As part of encouraging higher turnout, members of Abrams’s campaign are visiting spaces they say have been targeted previously by Kemp for voter suppression. 

One of those cities is Quitman, in Brooks County — a region the campaign believes to be critical to Abrams’s path to victory. 

In 2010, then-Secretary of State Kemp launched an investigation after 12 Black candidates successfully organized and flipped the majority-white school board. Armed investigators were sent door-to-door to arrest and charge the newly elected board members — who became known as the “Quitman 10+2” — despite having no evidence of voter fraud. After four years, the charges were dropped. 

But the investigation left a lasting impact, the campaign said, with some Black residents in Quitman never returning to the polls to vote. 

In Abrams’s latest ad against Kemp, Diane Thomas, one of the Quitman 10+2, speaks about being targeted.

“Brian Kemp did not want other counties to know what we were doing,” Thomas says in the ad. “So he did whatever it took in Brooks County. He didn’t mind using intimidation, he didn’t mind saying that we were doing voter fraud, he didn’t mind using disenfranchisement. Education is power. Brian Kemp knew that. Brian Kemp knew that we had the key to winning an election. Brian Kemp knew that we were going to be the ones that changed the makeup of what elections look like. Brian Kemp used his power, used his position to destroy us.”

The ad ends with a reminder for early voting — and a number for the Voter Protection Hotline. 

Kemp’s campaign denies any attempts at voter suppression. 

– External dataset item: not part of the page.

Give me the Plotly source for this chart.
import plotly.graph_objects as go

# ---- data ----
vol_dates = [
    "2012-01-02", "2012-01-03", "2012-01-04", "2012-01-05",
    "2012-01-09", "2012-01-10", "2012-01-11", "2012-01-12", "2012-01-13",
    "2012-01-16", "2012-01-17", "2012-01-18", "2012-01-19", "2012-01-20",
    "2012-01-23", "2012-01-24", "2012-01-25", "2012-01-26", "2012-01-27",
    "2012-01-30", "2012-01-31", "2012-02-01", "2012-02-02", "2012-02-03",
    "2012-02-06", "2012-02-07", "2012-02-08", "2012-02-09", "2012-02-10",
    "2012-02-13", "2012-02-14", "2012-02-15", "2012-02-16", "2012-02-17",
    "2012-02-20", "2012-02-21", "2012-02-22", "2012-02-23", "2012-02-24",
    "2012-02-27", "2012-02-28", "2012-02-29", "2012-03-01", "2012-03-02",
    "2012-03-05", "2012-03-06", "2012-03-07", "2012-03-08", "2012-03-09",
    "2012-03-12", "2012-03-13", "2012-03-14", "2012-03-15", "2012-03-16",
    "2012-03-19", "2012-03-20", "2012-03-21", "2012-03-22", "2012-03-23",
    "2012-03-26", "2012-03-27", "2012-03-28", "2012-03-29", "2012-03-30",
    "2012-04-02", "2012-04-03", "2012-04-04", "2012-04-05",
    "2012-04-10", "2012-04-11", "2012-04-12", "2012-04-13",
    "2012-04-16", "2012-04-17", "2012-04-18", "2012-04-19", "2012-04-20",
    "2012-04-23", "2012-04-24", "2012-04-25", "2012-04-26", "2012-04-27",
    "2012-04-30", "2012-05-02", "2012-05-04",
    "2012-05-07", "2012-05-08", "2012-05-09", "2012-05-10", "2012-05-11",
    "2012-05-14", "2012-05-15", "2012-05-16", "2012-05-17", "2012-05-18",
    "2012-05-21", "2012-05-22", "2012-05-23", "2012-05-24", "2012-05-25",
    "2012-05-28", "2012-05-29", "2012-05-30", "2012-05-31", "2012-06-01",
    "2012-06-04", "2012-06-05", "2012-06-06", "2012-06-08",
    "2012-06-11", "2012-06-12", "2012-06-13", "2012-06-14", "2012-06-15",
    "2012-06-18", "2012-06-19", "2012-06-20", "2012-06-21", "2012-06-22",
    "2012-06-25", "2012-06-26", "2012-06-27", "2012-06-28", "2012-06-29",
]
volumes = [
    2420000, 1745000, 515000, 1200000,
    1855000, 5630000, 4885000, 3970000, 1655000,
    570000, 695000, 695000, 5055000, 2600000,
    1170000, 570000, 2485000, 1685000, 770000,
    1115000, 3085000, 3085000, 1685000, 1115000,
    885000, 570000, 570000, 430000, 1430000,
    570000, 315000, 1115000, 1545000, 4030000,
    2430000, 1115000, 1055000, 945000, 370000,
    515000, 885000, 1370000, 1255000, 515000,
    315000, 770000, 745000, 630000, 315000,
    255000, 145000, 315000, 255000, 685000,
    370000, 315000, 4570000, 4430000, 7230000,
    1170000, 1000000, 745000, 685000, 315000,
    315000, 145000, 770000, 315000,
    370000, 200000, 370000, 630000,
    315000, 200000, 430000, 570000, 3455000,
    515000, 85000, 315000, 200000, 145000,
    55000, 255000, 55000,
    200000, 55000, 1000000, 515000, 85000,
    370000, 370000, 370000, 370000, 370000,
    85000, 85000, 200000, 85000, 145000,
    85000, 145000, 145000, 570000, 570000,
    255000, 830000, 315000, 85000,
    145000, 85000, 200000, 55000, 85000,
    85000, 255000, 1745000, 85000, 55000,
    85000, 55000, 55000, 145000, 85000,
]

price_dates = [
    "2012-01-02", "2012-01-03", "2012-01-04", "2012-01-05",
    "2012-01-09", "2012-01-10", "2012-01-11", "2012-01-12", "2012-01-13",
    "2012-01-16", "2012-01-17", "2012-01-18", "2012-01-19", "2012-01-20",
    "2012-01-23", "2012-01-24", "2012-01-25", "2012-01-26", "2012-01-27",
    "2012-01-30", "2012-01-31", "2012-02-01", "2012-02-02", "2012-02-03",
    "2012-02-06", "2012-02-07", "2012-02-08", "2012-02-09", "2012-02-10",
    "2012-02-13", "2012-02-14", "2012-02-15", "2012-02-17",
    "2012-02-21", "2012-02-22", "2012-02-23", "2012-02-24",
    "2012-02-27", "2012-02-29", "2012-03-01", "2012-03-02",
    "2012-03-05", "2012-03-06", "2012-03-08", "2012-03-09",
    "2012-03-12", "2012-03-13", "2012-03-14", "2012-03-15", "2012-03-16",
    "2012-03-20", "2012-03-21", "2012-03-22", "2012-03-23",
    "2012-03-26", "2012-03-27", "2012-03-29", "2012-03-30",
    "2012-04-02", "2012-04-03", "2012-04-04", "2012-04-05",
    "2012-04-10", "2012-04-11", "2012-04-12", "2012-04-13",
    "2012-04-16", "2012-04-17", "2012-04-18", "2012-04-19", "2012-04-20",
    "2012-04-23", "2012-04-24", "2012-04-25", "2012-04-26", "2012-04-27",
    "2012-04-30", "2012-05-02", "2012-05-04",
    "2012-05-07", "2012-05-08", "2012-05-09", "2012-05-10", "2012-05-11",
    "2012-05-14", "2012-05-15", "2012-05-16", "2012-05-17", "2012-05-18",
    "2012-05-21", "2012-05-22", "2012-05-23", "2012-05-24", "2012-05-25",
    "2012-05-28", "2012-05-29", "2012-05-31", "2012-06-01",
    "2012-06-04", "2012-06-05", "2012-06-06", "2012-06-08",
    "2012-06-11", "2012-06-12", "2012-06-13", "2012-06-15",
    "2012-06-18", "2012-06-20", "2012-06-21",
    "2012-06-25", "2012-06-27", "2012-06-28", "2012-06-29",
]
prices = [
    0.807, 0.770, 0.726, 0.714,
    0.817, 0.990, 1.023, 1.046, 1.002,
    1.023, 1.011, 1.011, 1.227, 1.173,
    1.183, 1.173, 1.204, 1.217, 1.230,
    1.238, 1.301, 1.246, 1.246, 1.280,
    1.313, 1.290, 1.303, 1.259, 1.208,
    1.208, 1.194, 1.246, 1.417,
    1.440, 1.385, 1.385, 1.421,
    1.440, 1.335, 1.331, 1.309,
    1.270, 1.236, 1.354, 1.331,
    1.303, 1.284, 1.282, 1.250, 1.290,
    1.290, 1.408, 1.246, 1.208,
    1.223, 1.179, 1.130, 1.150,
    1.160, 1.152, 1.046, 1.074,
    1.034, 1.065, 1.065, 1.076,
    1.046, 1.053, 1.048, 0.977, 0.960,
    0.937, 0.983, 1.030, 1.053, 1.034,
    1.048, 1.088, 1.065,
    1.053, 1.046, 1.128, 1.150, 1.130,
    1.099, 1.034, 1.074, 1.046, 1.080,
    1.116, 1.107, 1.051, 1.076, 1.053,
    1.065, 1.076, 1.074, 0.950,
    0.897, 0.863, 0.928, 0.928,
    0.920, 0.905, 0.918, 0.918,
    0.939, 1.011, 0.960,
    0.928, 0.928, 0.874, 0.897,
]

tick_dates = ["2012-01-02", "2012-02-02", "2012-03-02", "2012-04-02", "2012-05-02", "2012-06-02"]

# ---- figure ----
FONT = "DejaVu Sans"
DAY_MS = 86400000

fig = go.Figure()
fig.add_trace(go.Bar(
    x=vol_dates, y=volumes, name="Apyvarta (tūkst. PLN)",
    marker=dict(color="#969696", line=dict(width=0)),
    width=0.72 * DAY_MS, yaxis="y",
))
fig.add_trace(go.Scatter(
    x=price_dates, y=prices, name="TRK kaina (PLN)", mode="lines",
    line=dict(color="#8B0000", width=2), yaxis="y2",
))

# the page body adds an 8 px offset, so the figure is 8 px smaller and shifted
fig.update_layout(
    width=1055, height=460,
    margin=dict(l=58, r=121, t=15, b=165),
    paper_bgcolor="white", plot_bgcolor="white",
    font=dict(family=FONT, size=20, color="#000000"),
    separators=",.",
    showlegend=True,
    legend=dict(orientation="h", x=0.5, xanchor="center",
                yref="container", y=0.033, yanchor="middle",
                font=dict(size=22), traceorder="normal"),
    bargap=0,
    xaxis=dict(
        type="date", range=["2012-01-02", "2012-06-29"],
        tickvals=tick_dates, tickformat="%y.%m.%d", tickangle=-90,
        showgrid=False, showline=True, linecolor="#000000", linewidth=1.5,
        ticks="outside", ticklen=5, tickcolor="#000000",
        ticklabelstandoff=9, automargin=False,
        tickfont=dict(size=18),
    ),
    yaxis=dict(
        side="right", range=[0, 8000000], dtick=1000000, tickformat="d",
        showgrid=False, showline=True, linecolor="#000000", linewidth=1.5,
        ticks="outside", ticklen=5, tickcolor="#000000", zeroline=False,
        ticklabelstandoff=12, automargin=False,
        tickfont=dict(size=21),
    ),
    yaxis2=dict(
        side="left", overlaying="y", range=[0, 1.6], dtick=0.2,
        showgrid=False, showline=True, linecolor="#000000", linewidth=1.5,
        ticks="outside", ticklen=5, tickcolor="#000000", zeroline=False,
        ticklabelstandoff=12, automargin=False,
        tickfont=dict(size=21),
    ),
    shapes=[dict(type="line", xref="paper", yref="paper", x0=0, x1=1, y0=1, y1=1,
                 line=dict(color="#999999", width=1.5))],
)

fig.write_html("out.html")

“Stacey Abrams and her desperate campaign have already lost in court on their false claims of voter suppression, but that won’t stop them continuing to lie and fear monger to try and earn votes. Thankfully, Georgia voters are seeing through this garbage and rejecting Stacey Abrams’ radical agenda for our state,” Kemp’s press secretary Tate Mitchell said in a statement to The Hill. 

Abrams has faced other hurdles recently in her public battle against the state’s alleged voter suppression.

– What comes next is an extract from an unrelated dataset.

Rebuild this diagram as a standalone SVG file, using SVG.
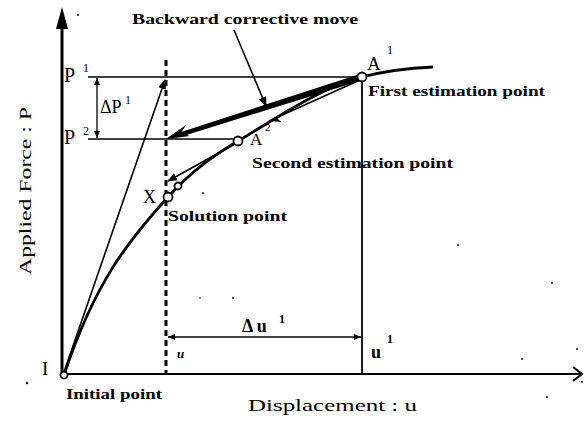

Earlier this month, a federal judge ruled against the Abrams group Fair Fight, which had filed a lawsuit in 2018, shortly after her first loss to Kemp, alleging that Georgia had violated voters’ rights. Kemp and his allies applauded the judge’s decision.

Still, Abrams has signaled she’s not backing down. In an interview aired Thursday on journalist Kara Swisher’s podcast, the Democratic candidate argued the Georgia governor doesn’t deserve praise for refusing to bow to Trump’s pressure to help overturn the 2020 election results.

“What was the alternative?” Abrams said. “The alternative was committing treason. This was not an act of courage. He simply refused to commit treason.”